Perl6 RFC Librarian <[EMAIL PROTECTED]> writes:

I like this proposal, although I do have a lot of remarks. 
Consider them constructive!

> The C<$time> specifier can be followed by a C<$timezone> argument,
s/<$time>/<$format>/

> which returns the date relative to that timezone. By default, the time
> is returned relative to the local timezone. You can get UTC, for
> example, by specifying C<UTC> or C<GMT> as the timezone.

Allow numeric (e.g. minutes? seconds?) displacement?
This would also allow

  $tomorrow = date(undef,undef,24*60*60);

>    $object  =  date time, undef, 'GMT';    # return object in UTC

s/UTC/GMT/
GMT is not UTC (although it is equal for most practical purposes).

>    $hour  =  0 .. 24  
>    $min   =  00 .. 59   # 0-padded
>    $sec   =  00 .. 59   # 0-padded

Why 0-padding? The only reason to add this is out of frustration due
to localtime's behavior. With the new date function you'll never need
to call

     sprintf("%02d/%02d/%04d", $tm[3], $tm[4]+1, $tm[5]+1900);

since you can do

     date(undef,"%d/%m/%Y")

or something alike.

Also, why not space-pad the mday?

>    $isutc =  1 or undef;  # is UTC? (see below...)
>    $tz    =  PST|UTC|...; # timezone

Isn't $isutc identical to ($tz eq 'UTC')?

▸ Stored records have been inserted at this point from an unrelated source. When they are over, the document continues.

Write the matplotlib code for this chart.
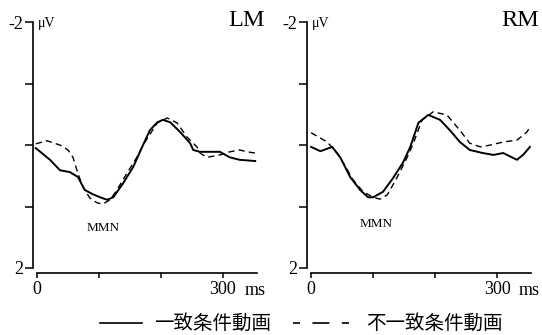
import matplotlib.pyplot as plt
from matplotlib.lines import Line2D
from matplotlib import font_manager

plt.rcParams["lines.scale_dashes"] = False

# ERP waveforms (ms, uV; negative plotted up)
lm_solid_t = [-2, 21, 37, 53, 66, 77, 90, 102, 113, 123, 139, 155, 171, 182, 194, 203, 215, 231, 247, 252, 263, 295, 311, 327, 352]
lm_solid_v = [0.05, 0.24, 0.41, 0.44, 0.52, 0.73, 0.80, 0.85, 0.89, 0.85, 0.62, 0.36, 0.0, -0.24, -0.37, -0.41, -0.37, -0.21, -0.03, 0.08, 0.11, 0.11, 0.20, 0.24, 0.26]
lm_dash_t = [-2, 16, 37, 50, 58, 66, 74, 85, 97, 106, 118, 129, 145, 161, 171, 194, 210, 226, 242, 258, 263, 274, 295, 311, 327, 339, 352]
lm_dash_v = [-0.02, -0.07, 0.0, 0.08, 0.20, 0.46, 0.68, 0.86, 0.94, 0.96, 0.89, 0.73, 0.46, 0.20, 0.0, -0.36, -0.44, -0.36, -0.13, 0.03, 0.13, 0.20, 0.16, 0.11, 0.08, 0.11, 0.13]

rm_solid_t = [0, 15, 34, 47, 63, 79, 92, 100, 116, 132, 148, 160, 173, 189, 208, 224, 240, 256, 277, 294, 310, 332, 342, 353]
rm_solid_v = [0.03, 0.10, 0.03, 0.20, 0.52, 0.73, 0.85, 0.85, 0.76, 0.54, 0.29, 0.03, -0.36, -0.49, -0.41, -0.24, -0.05, 0.08, 0.13, 0.16, 0.13, 0.24, 0.16, 0.03]
rm_dash_t = [0, 26, 42, 52, 68, 84, 100, 111, 123, 139, 155, 165, 179, 197, 219, 240, 256, 273, 289, 310, 332, 348, 353]
rm_dash_v = [-0.20, -0.05, 0.13, 0.29, 0.57, 0.76, 0.85, 0.88, 0.81, 0.52, 0.20, -0.03, -0.41, -0.54, -0.49, -0.24, -0.03, 0.03, 0.0, -0.05, -0.08, -0.21, -0.29]

panels = [
    ("LM", lm_solid_t, lm_solid_v, lm_dash_t, lm_dash_v, (106, 1.35)),
    ("RM", rm_solid_t, rm_solid_v, rm_dash_t, rm_dash_v, (105, 1.28)),
]
legend_labels = ["一致条件動画", "不一致条件動画"]

serif = ["Liberation Serif", "DejaVu Serif"]
cjk = ["Noto Sans CJK JP", "DejaVu Sans"]
names = {f.name for f in font_manager.fontManager.ttflist}
narrow = "Liberation Sans Narrow" if "Liberation Sans Narrow" in names else "Liberation Serif"

fig = plt.figure(figsize=(5.42, 3.35), dpi=100)
lefts = [0.0603, 0.566]

for left, (name, st, sv, dt, dv, mmn) in zip(lefts, panels):
    ax = fig.add_axes([left, 0.2, 0.414, 0.734])
    ax.plot(st, sv, color="black", lw=1.4)
    ax.plot(dt, dv, color="black", lw=1.0, linestyle=(0, (4.5, 3)))
    ax.set_xlim(-7, 355)
    ax.set_ylim(2, -2)
    for s in ["top", "right"]:
        ax.spines[s].set_visible(False)
    ax.spines["bottom"].set_position(("outward", 3.6))
    ax.spines["bottom"].set_bounds(0, 355)
    ax.spines["left"].set_linewidth(1.2)
    ax.spines["bottom"].set_linewidth(1.2)
    ax.set_yticks([-2, -1, 0, 1, 2])
    ax.set_yticklabels(["-2", "", "", "", "2"], fontfamily=serif, fontsize=13)
    ax.set_xticks([0, 100, 200, 300])
    ax.set_xticklabels(["0", "", "", "300"], fontfamily=serif, fontsize=13)
    ax.tick_params(axis="y", length=6, width=1.1, pad=1)
    ax.tick_params(axis="x", length=3.6, width=1.1, pad=2)
    ax.text(352, 2.37, "ms", fontfamily=serif, fontsize=13, ha="center", va="center",
            clip_on=False)
    ax.text(1, -1.97, "μV", fontfamily=serif, fontsize=10, ha="left", va="center")
    ax.text(368, -2.02, name, fontfamily=serif, fontsize=17.5, ha="right", va="center",
            clip_on=False)
    ax.text(mmn[0], mmn[1], "MMN", fontfamily=narrow, fontsize=9.5, ha="center", va="center")

# legend drawn by hand along the bottom
ly = 0.036
fig.add_artist(Line2D([0.1845, 0.262], [ly, ly], color="black", lw=1.2))
fig.text(0.285, ly, legend_labels[0], fontfamily=cjk, fontsize=14, ha="left", va="center")
fig.add_artist(Line2D([0.5406, 0.644], [ly, ly], color="black", lw=1.2,
                      linestyle=(7.2, (12.2, 9))))
fig.text(0.676, ly, legend_labels[1], fontfamily=cjk, fontsize=14, ha="left", va="center")

fig.savefig("out.png", dpi=100)
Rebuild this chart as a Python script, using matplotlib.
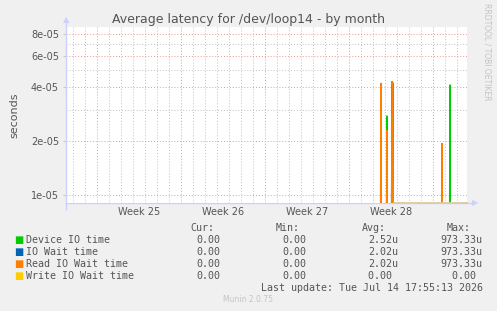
import matplotlib
matplotlib.use("agg")
import matplotlib.pyplot as plt
from matplotlib.lines import Line2D
import numpy as np

# x in days from the left edge of the graph, 2h per sample
x_span = 33.42
sample_step = 1.0 / 12
week_starts = [2.58, 9.58, 16.58, 23.58, 30.58]
week_labels = ["Week 25", "Week 26", "Week 27", "Week 28"]

# nonzero samples (day, seconds)
device_t = [26.79, 27.125, 27.21, 32.04]
device_v = [2.76e-05, 4.3e-05, 4.2e-05, 4.12e-05]
iowait_t = [26.29, 26.79, 27.125, 27.21, 27.29, 31.33]
iowait_v = [4.2e-05, 2.3e-05, 4.3e-05, 4.3e-05, 4.15e-05, 1.93e-05]
read_t = [26.29, 26.79, 27.125, 27.21, 27.29, 31.33]
read_v = [4.2e-05, 2.3e-05, 4.3e-05, 4.3e-05, 4.15e-05, 1.93e-05]
data_start = 26.0
write_start = 27.3

names = ["Device IO time", "IO Wait time", "Read IO Wait time", "Write IO Wait time"]
colors = ["#00cc00", "#0066b3", "#ff8000", "#ffcc00"]
cur = [0.0, 0.0, 0.0, 0.0]
mins = [0.0, 0.0, 0.0, 0.0]
avgs = [("2.52", "u"), ("2.02", "u"), ("2.02", "u"), ("0.00", " ")]
maxs = [("973.33", "u"), ("973.33", "u"), ("973.33", "u"), ("0.00", " ")]

ymin, ymax = 9.0e-06, 8.7e-05
floor = 1e-07
major_y = [1e-05, 2e-05, 4e-05, 6e-05, 8e-05]
minor_y = [3e-05, 5e-05, 7e-05]

W, H = 497, 311
fig = plt.figure(figsize=(W / 100, H / 100), dpi=100, facecolor="#f0f0f0")
ax = fig.add_axes([66 / W, 1 - 203 / H, 401 / W, 176 / H])
ax.set_facecolor("white")
ax.set_yscale("log")
ax.set_xlim(0, x_span)
ax.set_ylim(ymin, ymax)

# grid
day_lines = [week_starts[0] - 2 + i for i in range(0, 33)]
for d in day_lines:
    if 0 < d < x_span and min(abs(d - w) for w in week_starts) > 0.1:
        ax.axvline(d, color="#c0c0c0", lw=0.7, ls=(0, (1, 2)), zorder=1)
for w in week_starts:
    ax.axvline(w, color="#e89898", lw=0.7, ls=(0, (1, 2)), zorder=1)
for y in minor_y:
    ax.axhline(y, color="#c0c0c0", lw=0.7, ls=(0, (1, 2)), zorder=1)
for y in major_y:
    ax.axhline(y, color="#e89898", lw=0.7, ls=(0, (1, 2)), zorder=1)


def series(ts, vs, start):
    grid = np.arange(start, x_span, sample_step)
    vals = np.zeros_like(grid)
    for t, v in zip(ts, vs):
        vals[np.argmin(abs(grid - t))] = v
    return grid, np.where(vals > 0, vals, floor)


for ts, vs, c in [(device_t, device_v, colors[0]),
                  (iowait_t, iowait_v, colors[1]),
                  (read_t, read_v, colors[2])]:
    gx, gy = series(ts, vs, data_start)
    ax.fill_between(gx, floor, gy, color=c, alpha=0.4, lw=0, zorder=2)
    ax.plot(gx, gy, color=c, lw=1.1, zorder=3)

# write IO wait is zero everywhere -> drawn on the bottom edge
ax.plot([write_start, x_span], [ymin, ymin], color="#ddcc99", lw=1.3,
        zorder=4, clip_on=False)

for sp in ax.spines.values():
    sp.set_visible(False)
ax.set_xticks([])
ax.minorticks_off()
ax.set_yticks(major_y)
ax.set_yticklabels(["1e-05", "2e-05", "4e-05", "6e-05", "8e-05"])
ax.tick_params(axis="y", length=2, color="#c8c8c8", labelsize=7, labelcolor="#555555", pad=3)
ax.set_ylabel("seconds", fontsize=8, color="#555555", labelpad=8)

for i, lab in enumerate(week_labels):
    mid = (week_starts[i] + week_starts[i + 1]) / 2
    ax.text(mid, -0.05, lab, transform=ax.get_xaxis_transform(), ha="center", va="center",
            fontsize=7, color="#555555")

# axis lines with arrows
axc = "#ccd0ff"
fig.add_artist(Line2D([66 / W, 473 / W], [1 - 203 / H, 1 - 203 / H], color=axc, lw=1.0, zorder=0))
fig.add_artist(Line2D([66 / W, 66 / W], [1 - 209 / H, 1 - 22 / H], color=axc, lw=1.0))
fig.text(475 / W, 1 - 203 / H, "\u25b6", color=axc, fontsize=6, ha="center", va="center")
fig.text(66 / W, 1 - 20 / H, "\u25b2", color=axc, fontsize=6, ha="center", va="center")

fig.text(248 / W, 1 - 19 / H, "Average latency for /dev/loop14 - by month", ha="center",
         va="center", fontsize=9, color="#555555")
fig.text(487 / W, 1 - 52 / H, "RRDTOOL / TOBI OETIKER", rotation=270, ha="center",
         va="center", fontsize=5.5, color="#c4c4c4")

mono = "DejaVu Sans Mono"
fs = 7.2
fig.text(190 / W, 1 - 228 / H, "Cur:", family=mono, fontsize=fs, color="#555555", va="center")
fig.text(276 / W, 1 - 228 / H, "Min:", family=mono, fontsize=fs, color="#555555", va="center")
fig.text(362 / W, 1 - 228 / H, "Avg:", family=mono, fontsize=fs, color="#555555", va="center")
fig.text(447 / W, 1 - 228 / H, "Max:", family=mono, fontsize=fs, color="#555555", va="center")
for i in range(4):
    yy = 1 - (240 + 12 * i) / H
    fig.text(14 / W, yy, "\u25a0", color=colors[i], fontsize=7, va="center")
    fig.text(26 / W, yy, names[i], family=mono, fontsize=fs, color="#555555", va="center")
    fig.text(196 / W, yy, "%.2f" % cur[i], family=mono, fontsize=fs, color="#555555", va="center")
    fig.text(282 / W, yy, "%.2f" % mins[i], family=mono, fontsize=fs, color="#555555", va="center")
    fig.text(368 / W, yy, "%s%s" % avgs[i], family=mono, fontsize=fs, color="#555555", va="center")
    fig.text(440 / W, yy, "%6s%s" % maxs[i], family=mono, fontsize=fs, color="#555555", va="center")
fig.text(483 / W, 1 - 288 / H, "Last update: Tue Jul 14 17:55:13 2026", family=mono,
         fontsize=fs, color="#555555", va="center", ha="right")
fig.text(248 / W, 1 - 300 / H, "Munin 2.0.75", fontsize=5.5, color="#c4c4c4", ha="center", va="center")

plt.savefig("out.png", dpi=100, facecolor=fig.get_facecolor())
plt.close()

> A list of date/time values is returned. The ordering and format of these
> values has been radically changed to reflect what most of us probably
> view as "ordinary":
> 
>    ($mday, $mon, $year, $hour, $min, $sec, $msec, $nsec,
>     $wday, $yday, $isdst, $isutc, $tz) = date;
> 
> This ordering is very easy to remember, in my opinion,

I'd argue that 

    ($year, $mon, $mday, $hour, $min, $sec, $msec, $nsec,

is much easier to remember, since it is a series of continuous
decrasing magnitudes.

>    $t->mon               # based at 1
>    $t->_mon              # based at 0

Why? Is it so hard to write $t->mon-1?

>    $t->year              # based at 0 (year 0 AD is, of course 1 BC).
>    $t->_year             # year minus 1900

What would year minus 1900 be good for?

>    $t->wday              # based at 1 = Sunday
>    $t->_wday             # based at 0 = Sunday

Same here.

>    $t->hms               # 01:23:45

AM or PM? Or 24h clock?
And why is the hour padded with a leading zero, while that is not the
case with the $hour value in list and other contexts.

>    $t->ymd               # 2000/02/29
>    $t->mdy               # 02/29/2000
>    $t->dmy               # 29/02/2000

Hmm. A lot of duplicate information. And how about

     $t->hms               # 01:02:33

Wouldn't it be better to have a formatting method, like

     $t->format("%m/%d/%Y")    # 29/02/2000
     $t->format                # uses preset format, same as "$t"

and rename your $t->format to $t->set_format?

>    $t->isutc             # in UTC time?
>    $t->tz                # timezone (also $t->timezone)

Again, 'isutc' looks superfluous to me.
But I would like to have 'tzsec' (the #seconds displacement for this
timezone). 

> The C<$tz> variable might seem hard at first. It's not. There are only 2
> possible values:
> 
>    1. UTC or other timezone (user specified)
>    2. Local timezone (none specified)
> 
> So, all that would have to happen is C<date()> would have to store the
> correct value in the return object, in the precendence above.

Huh? If the user specifies 'PST' you have to _know_ what 'PST' means.